Which is truly worse?

I've lived and worked in the desert, and I've lived and worked in a jungle.

I'll take the desert.
 
DRY HEAT|HUMID HEAT
Easy to dehydrate|Easy to get heat stroke

Which is truly worse?

More humidity at any given temperature is definitely worse. And high humidity doesn't prevent dehydration. You sweat just as much, it just doesn't cool you off as well.

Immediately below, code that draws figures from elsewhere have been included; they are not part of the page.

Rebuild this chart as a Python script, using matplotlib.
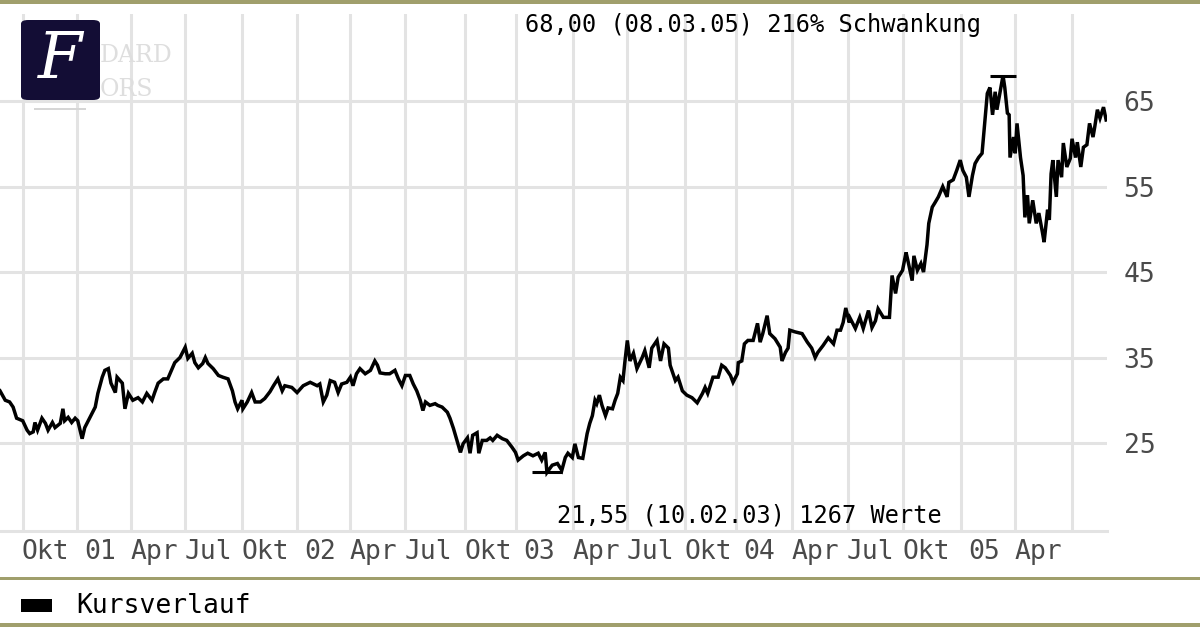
import matplotlib
matplotlib.use("Agg")
import matplotlib.pyplot as plt
import matplotlib.transforms as mtransforms
from matplotlib.patches import FancyBboxPatch, Rectangle

# Kursverlauf: Handelstag (0..1266) und Schlusskurs
tag = [0, 6, 11, 15, 19, 26, 31, 34, 38, 40, 43, 48, 52, 55, 60, 63, 69, 72, 74, 78,
       82, 86, 89, 94, 97, 101, 105, 109, 112, 117, 120, 124, 127, 132, 134, 140, 143, 147, 152, 158,
       163, 168, 174, 177, 181, 187, 192, 197, 200, 206, 212, 215, 220, 223, 227, 232, 235, 238, 244, 250,
       255, 261, 266, 269, 272, 277, 278, 283, 288, 292, 298, 303, 309, 313, 318, 323, 326, 334, 340, 347,
       355, 363, 366, 370, 374, 378, 383, 387, 391, 397, 401, 404, 408, 412, 418, 424, 429, 432, 435, 441,
       446, 452, 456, 460, 464, 469, 473, 477, 481, 484, 487, 492, 498, 501, 506, 512, 515, 519, 523, 527,
       530, 535, 538, 541, 546, 548, 552, 557, 561, 564, 569, 575, 580, 586, 590, 593, 599, 604, 610, 616,
       620, 624, 626, 632, 638, 643, 647, 650, 655, 658, 662, 667, 672, 675, 678, 681, 683, 686, 689, 693,
       696, 701, 704, 707, 710, 713, 715, 718, 721, 725, 729, 735, 738, 743, 746, 752, 756, 760, 765, 767,
       773, 776, 781, 786, 792, 798, 804, 807, 810, 816, 822, 826, 830, 836, 839, 844, 845, 849, 852, 856,
       862, 867, 870, 873, 878, 881, 887, 893, 895, 899, 902, 904, 910, 918, 924, 929, 933, 936, 942, 948,
       954, 958, 962, 965, 968, 972, 973, 979, 984, 988, 994, 998, 1002, 1005, 1011, 1018, 1021, 1025, 1028, 1033,
       1037, 1039, 1044, 1046, 1050, 1054, 1057, 1061, 1063, 1067, 1070, 1074, 1079, 1084, 1086, 1091, 1095, 1099, 1102, 1106,
       1109, 1113, 1116, 1120, 1124, 1126, 1130, 1133, 1136, 1139, 1141, 1145, 1148, 1150, 1153, 1155, 1156, 1160, 1162, 1164,
       1168, 1171, 1173, 1176, 1178, 1182, 1186, 1189, 1193, 1195, 1199, 1201, 1203, 1205, 1209, 1211, 1215, 1217, 1221, 1225,
       1227, 1231, 1233, 1237, 1240, 1244, 1247, 1251, 1253, 1256, 1259, 1263, 1266]
kurs = [31.1, 30.0, 29.8, 29.2, 27.9, 27.6, 26.5, 26.1, 26.3, 27.4, 26.5, 27.9, 27.3, 26.5, 27.4, 26.8, 27.3, 29.0, 27.6, 28.0,
        27.4, 27.9, 27.6, 25.5, 26.8, 27.6, 28.4, 29.2, 30.8, 32.7, 33.5, 33.7, 32.0, 30.9, 32.7, 32.0, 29.0, 30.8, 30.0, 30.3,
        29.8, 30.8, 30.0, 30.9, 32.0, 32.5, 32.5, 33.7, 34.4, 35.0, 36.2, 34.9, 35.5, 34.4, 33.8, 34.3, 35.0, 34.3, 33.7, 32.9,
        32.7, 32.5, 31.1, 29.8, 29.0, 30.0, 29.0, 29.8, 30.9, 29.8, 29.8, 30.2, 31.0, 31.7, 32.5, 31.1, 31.7, 31.5, 30.9, 31.7,
        32.1, 31.7, 31.9, 29.8, 30.6, 32.3, 32.1, 30.9, 31.9, 32.1, 32.7, 31.7, 33.1, 33.7, 33.1, 33.5, 34.6, 34.1, 33.2, 33.1,
        33.1, 33.5, 32.5, 31.7, 32.9, 32.9, 31.9, 31.1, 30.0, 28.8, 29.8, 29.4, 29.6, 29.4, 29.2, 28.6, 27.9, 26.7, 25.3, 23.9,
        24.9, 25.6, 23.8, 25.9, 26.2, 23.8, 25.3, 25.3, 25.6, 25.3, 25.9, 25.5, 25.3, 24.5, 23.9, 23.0, 23.5, 23.8, 23.5, 23.8,
        23.0, 23.9, 21.55, 22.4, 22.6, 21.8, 23.3, 23.8, 23.3, 24.9, 23.3, 23.2, 26.1, 27.3, 28.2, 30.0, 29.6, 30.6, 29.4, 28.2,
        29.1, 29.0, 30.0, 30.8, 32.7, 32.3, 34.3, 37.0, 34.6, 35.5, 33.7, 35.0, 35.8, 33.8, 36.1, 37.0, 34.6, 36.6, 36.1, 34.1,
        32.3, 32.7, 31.1, 30.6, 30.3, 29.7, 30.8, 31.5, 30.8, 32.7, 32.7, 34.1, 33.8, 32.9, 32.1, 33.1, 34.4, 34.6, 36.6, 37.0,
        37.0, 39.0, 36.8, 37.8, 39.9, 37.8, 37.2, 36.2, 34.6, 35.6, 36.1, 38.2, 38.0, 37.8, 36.8, 36.1, 35.0, 35.6, 36.4, 37.3,
        36.6, 38.2, 38.2, 39.1, 40.8, 39.1, 39.6, 38.4, 39.7, 38.4, 40.5, 38.5, 39.3, 40.7, 39.7, 39.7, 44.6, 42.5, 44.4, 45.2,
        47.3, 46.4, 44.0, 46.9, 45.2, 46.0, 45.0, 48.2, 50.7, 52.6, 53.1, 53.8, 55.0, 53.8, 55.5, 55.8, 56.9, 58.1, 56.9, 56.1,
        53.8, 56.3, 57.7, 58.4, 58.9, 61.2, 65.9, 66.6, 63.4, 66.1, 64.0, 66.3, 68.0, 66.6, 63.6, 63.4, 58.4, 60.8, 58.9, 62.4,
        58.4, 56.3, 51.4, 54.0, 50.7, 53.4, 50.7, 51.9, 49.7, 48.5, 52.3, 51.1, 56.5, 58.1, 53.8, 58.1, 56.1, 60.1, 57.3, 58.3,
        60.6, 58.4, 60.2, 57.3, 59.6, 59.9, 62.4, 60.8, 62.0, 64.0, 63.0, 64.3, 62.8]

# Quartalsanfaenge (Handelstag) und Beschriftung
quartal_tag = [26, 88, 150, 212, 277, 340, 401, 464, 532, 591,
               656, 718, 784, 842, 907, 970, 1034, 1100, 1162, 1227]
quartal_label = ["Okt", "01", "Apr", "Jul", "Okt", "02", "Apr", "Jul", "Okt", "03",
                 "Apr", "Jul", "Okt", "04", "Apr", "Jul", "Okt", "05", "Apr", ""]
y_ticks = [25, 35, 45, 55, 65]

hoch_text = "68,00 (08.03.05) 216% Schwankung"
tief_text = "21,55 (10.02.03) 1267 Werte"
legende = "Kursverlauf"

mono = "DejaVu Sans Mono"
grid_col = "#e3e3e3"
olive = "#a09f6c"

fig = plt.figure(figsize=(12, 6.27), dpi=100)
ax = fig.add_axes([0, 1 - 531 / 627, 1107 / 1200, 517 / 627])

ax.plot(tag, kurs, color="black", lw=2.5, zorder=3, solid_joinstyle="miter")

# Markierung Hoch / Tief
i_max = kurs.index(max(kurs))
i_min = kurs.index(min(kurs))
ax.hlines(max(kurs), tag[i_max] - 15, tag[i_max] + 15, color="black", lw=2.2, zorder=3)
ax.hlines(min(kurs), tag[i_min] - 17, tag[i_min] + 17, color="black", lw=2.2, zorder=3)

ax.set_xlim(0, 1267)
ax.set_ylim(14.7, 75.2)
ax.set_xticks(quartal_tag)
ax.set_xticklabels(quartal_label, fontfamily=mono, fontsize=19, color="#4a4a4a")
ax.set_yticks(y_ticks)
ax.set_yticklabels([str(v) for v in y_ticks], fontfamily=mono, fontsize=19, color="#4a4a4a")
ax.yaxis.tick_right()
ax.tick_params(axis="both", length=0)
ax.tick_params(axis="y", pad=12)
ax.tick_params(axis="x", pad=6)
shift = mtransforms.ScaledTranslation(23 / 100, 0, fig.dpi_scale_trans)
for lab in ax.get_xticklabels():
    lab.set_transform(lab.get_transform() + shift)

ax.grid(True, color=grid_col, lw=2.2, zorder=0)
for s in ["top", "left", "right"]:
    ax.spines[s].set_visible(False)
ax.spines["bottom"].set_color(grid_col)
ax.spines["bottom"].set_linewidth(2.2)

fig.text(525 / 1200, 1 - 25 / 627, hoch_text, fontfamily=mono, fontsize=17,
         color="black", ha="left", va="center")
fig.text(557 / 1200, 1 - 516 / 627, tief_text, fontfamily=mono, fontsize=17,
         color="black", ha="left", va="center")

# Rahmenlinien
for y0, h in [(623, 4), (577, 3), (0, 4)]:
    fig.add_artist(Rectangle((0, 1 - (y0 + h) / 627), 1, h / 627,
                             transform=fig.transFigure, color=olive, lw=0))

# Legende
fig.add_artist(Rectangle((21 / 1200, 1 - 612 / 627), 31 / 1200, 13 / 627,
                         transform=fig.transFigure, color="black", lw=0))
fig.text(76 / 1200, 1 - 606 / 627, legende, fontfamily=mono, fontsize=19,
         color="black", ha="left", va="center")

# Wasserzeichen und Logo
fig.text(100 / 1200, 1 - 55 / 627, "DARD", fontfamily="DejaVu Serif", fontsize=17,
         color="#dedede", ha="left", va="center")
fig.text(100 / 1200, 1 - 90 / 627, "ORS", fontfamily="DejaVu Serif", fontsize=17,
         color="#dedede", ha="left", va="center")
fig.add_artist(Rectangle((34 / 1200, 1 - 110 / 627), 52 / 1200, 2 / 627,
                         transform=fig.transFigure, color="#d6d6d6", lw=0))
fig.add_artist(FancyBboxPatch((21 / 1200, 1 - 100 / 627), 79 / 1200, 80 / 627,
                              boxstyle="round,pad=0,rounding_size=0.006",
                              transform=fig.transFigure, color="#130d35", lw=0))
fig.text(60 / 1200, 1 - 61 / 627, "F", fontfamily="DejaVu Serif", fontstyle="italic",
         fontsize=46, color="white", ha="center", va="center")

fig.savefig("out.png", dpi=100, facecolor="white")
plt.close(fig)
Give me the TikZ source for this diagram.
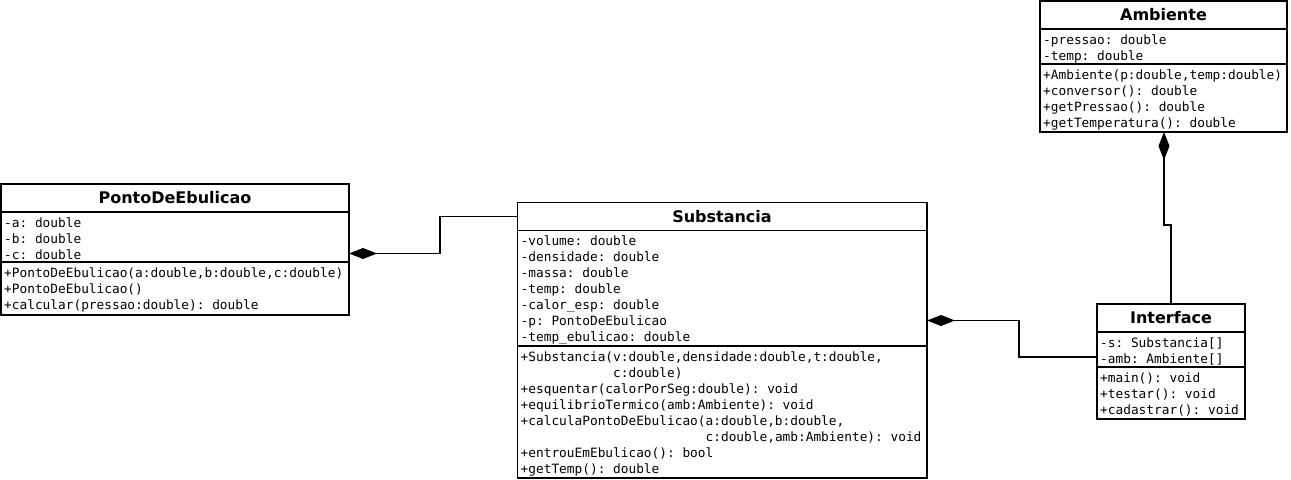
\documentclass[tikz,border=0pt]{standalone}
\usepackage{fontspec}
\setmainfont{DejaVu Sans}
\setmonofont{DejaVu Sans Mono}
\usetikzlibrary{arrows.meta}
\begin{document}
\begin{tikzpicture}[x=1bp,y=-1bp,
  cls/.style={draw, line width=1.8bp, inner sep=0pt, outer sep=0pt, anchor=north west},
  sepline/.style={line width=1.8bp},
  ttl/.style={font=\fontsize{16bp}{18bp}\selectfont\bfseries, anchor=base, inner sep=0pt},
  txt/.style={font=\ttfamily\fontsize{12.8bp}{16bp}\selectfont, anchor=base west, inner sep=0pt},
  con/.style={line width=1.8bp, line join=miter},
  comp/.style={-{Diamond[length=28bp,width=11bp]}}
]
\useasboundingbox (0,0) rectangle (1291,480);

% ---------- PontoDeEbulicao ----------
\node[cls, minimum width=348bp, minimum height=131bp] (pde) at (1,184) {};
\node[ttl] (pdeT) at (175,204) {PontoDeEbulicao};
\draw[sepline] ([yshift=-28bp]pde.north west) -- ([yshift=-28bp]pde.north east);
\draw[sepline] ([yshift=-78bp]pde.north west) -- ([yshift=-78bp]pde.north east);
\foreach \t [count=\i from 0] in {{-a: double},{-b: double},{-c: double}}
  \node[txt] (pdeA\i) at (4,{227.5+16*\i}) {\t};
\foreach \t [count=\i from 0] in {{+PontoDeEbulicao(a:double,b:double,c:double)},{+PontoDeEbulicao()},{+calcular(pressao:double): double}}
  \node[txt] (pdeM\i) at (4,{277.5+16*\i}) {\t};

% ---------- Substancia ----------
\node[cls, minimum width=409.5bp, minimum height=275.5bp] (sub) at (517.5,202.5) {};
\node[ttl] (subT) at (722,222.5) {Substancia};
\draw[sepline] ([yshift=-28bp]sub.north west) -- ([yshift=-28bp]sub.north east);
\draw[sepline] ([yshift=-143.5bp]sub.north west) -- ([yshift=-143.5bp]sub.north east);
\foreach \t [count=\i from 0] in {{-volume: double},{-densidade: double},{-massa: double},{-temp: double},{-calor\_esp: double},{-p: PontoDeEbulicao},{-temp\_ebulicao: double}}
  \node[txt] (subA\i) at (520.5,{246+16*\i}) {\t};
\foreach \t [count=\i from 0] in {{+Substancia(v:double,densidade:double,t:double,},{\phantom{+Substancia(}c:double)},{+esquentar(calorPorSeg:double): void},{+equilibrioTermico(amb:Ambiente): void},{+calculaPontoDeEbulicao(a:double,b:double,},{\phantom{+calculaPontoDeEbulicao(}c:double,amb:Ambiente): void},{+entrouEmEbulicao(): bool},{+getTemp(): double}}
  \node[txt] (subM\i) at (520.5,{361.5+16*\i}) {\t};

% ---------- Ambiente ----------
\node[cls, minimum width=247bp, minimum height=131bp] (amb) at (1040,1) {};
\node[ttl] (ambT) at (1163.5,21) {Ambiente};
\draw[sepline] ([yshift=-28bp]amb.north west) -- ([yshift=-28bp]amb.north east);
\draw[sepline] ([yshift=-63bp]amb.north west) -- ([yshift=-63bp]amb.north east);
\foreach \t [count=\i from 0] in {{-pressao: double},{-temp: double}}
  \node[txt] (ambA\i) at (1043,{44.5+16*\i}) {\t};
\foreach \t [count=\i from 0] in {{+Ambiente(p:double,temp:double)},{+conversor(): double},{+getPressao(): double},{+getTemperatura(): double}}
  \node[txt] (ambM\i) at (1043,{79.5+16*\i}) {\t};

% ---------- Interface ----------
\node[cls, minimum width=148bp, minimum height=115bp] (int) at (1097,304) {};
\node[ttl] (intT) at (1171,324) {Interface};
\draw[sepline] ([yshift=-28bp]int.north west) -- ([yshift=-28bp]int.north east);
\draw[sepline] ([yshift=-63bp]int.north west) -- ([yshift=-63bp]int.north east);
\foreach \t [count=\i from 0] in {{-s: Substancia[]},{-amb: Ambiente[]}}
  \node[txt] (intA\i) at (1100,{347.5+16*\i}) {\t};
\foreach \t [count=\i from 0] in {{+main(): void},{+testar(): void},{+cadastrar(): void}}
  \node[txt] (intM\i) at (1100,{382.5+16*\i}) {\t};

% ---------- Connectors ----------
\draw[con, comp] ([yshift=-14bp]sub.north west) -- ++(-77.5,0) |- ([yshift=-69.5bp]pde.north east);
\draw[con, comp] ([yshift=-53bp]int.north west) -- ++(-78,0) |- ([yshift=-118bp]sub.north east);
\draw[con, comp] ([xshift=74bp]int.north west) -- ++(0,-79) -| ([xshift=124bp]amb.south west);
\end{tikzpicture}
\end{document}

The problem with the comparison, though, is that relative and even absolute humidity are often lower when the temperature gets extremely high, so quite frequently we aren't interested in comparisons of the same temperature at different humidity levels, since the factors that lead to high humidity (ie, lots of water evaporation) also act to slow temperature increase. And it's obvious that even compared to 90% relative humidity and 100 F (which is admittedly miserable), there is some temperature at which even 0% humidity is still worse. So there's some tradeoff, and the heat index is intended to capture the basics of that tradeoff. If one were to draw out a chart of temperature versus humidity, there should be sloped lines of equi-misery: if one increases temperature but decreases humidity by the proper amounts (or vice versa), one should be able to maintain a constant level of discomfort. But I doubt that chart is truly universal, it probably varies between individuals based on their particular physiology. The heat index is just an attempted approximation of an average.